On Wed, Jan 23, 2019 at 11:47 AM Sorin Fetche via Boost < boost@lists.boost.org> wrote:
On Wed, Jan 23, 2019, 2:07 AM Emil Dotchevski via Boost < boost@lists.boost.org wrote:
Thank you for testing.
I fixed the first assert, I hadn't tested catch_<> when there is no exception. It works now.
I'm trying to evaluate how the LEAF library would work for transporting additional information besides error codes when implementing Asio asynchronous operations.
So, my next test is to capture both errors and exceptions together with additional info and pass them to the completion handler that will do a detailed error analysis.

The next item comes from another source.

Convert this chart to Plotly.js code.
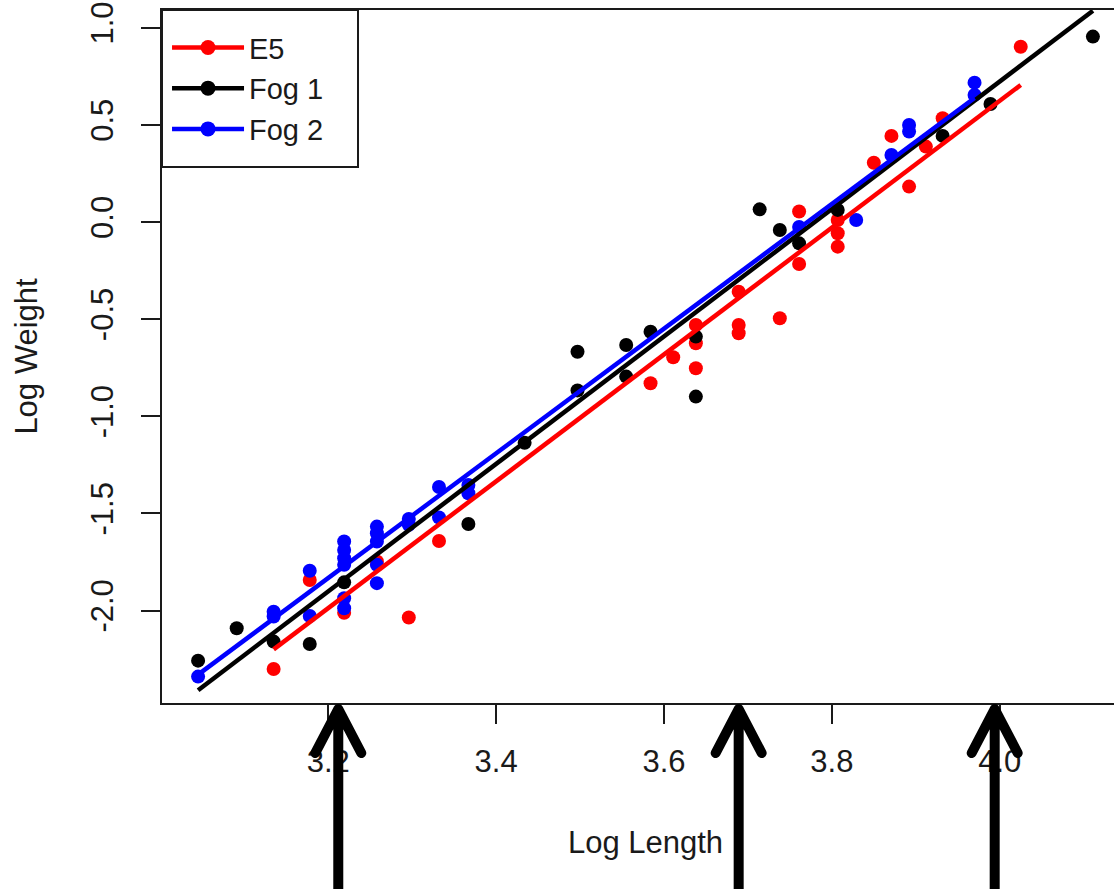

I have two unsuccessful attempts at this on wandbox (together with leaf/all.hpp merged in a single file by a little Python script):
- with try_: https://wandbox.org/permlink/t0r0IUntnga6zUUK
- with capture_result: https://wandbox.org/permlink/OCfmA9WXEgSySE1E
Any suggestions on how to change the test(s) to achieve this? Would this be a use case supported (efficiently, when no error occurred)
by
the LEAF library?
Yes, I should put this in FAQ in the documentation because it is subtle yet critical. This is correct: leaf::try_( [ ]() -> leaf::result<T> { return do_work(); //but usually the do_work body goes here, rather than a single function call. }, ..... //handlers ); This is incorrect: leaf::result<T> r = do_work(); leaf::try_( [r]() -> leaf::result<T> { return r; }, ..... //handlers ); The problem is that the memory where any errors reported to LEAF by do_work will be moved to is in the scope of leaf::try_, so anything that happens before you enter leaf::try_ won't be captured by *this* leaf::try_, but by some *other* leaf::try_, leaf::handle_some, or leaf::handle_all scope up the call chain, if any. You can _almost_ forget that leaf::result<T> doesn't contain any actual error objects... but not quite. :) If you haven't already, you can look at example/capture_eh.cpp and example/capture_result.cpp, they demonstrate the canonical way to transport error objects across threads. Let me know if I can help more.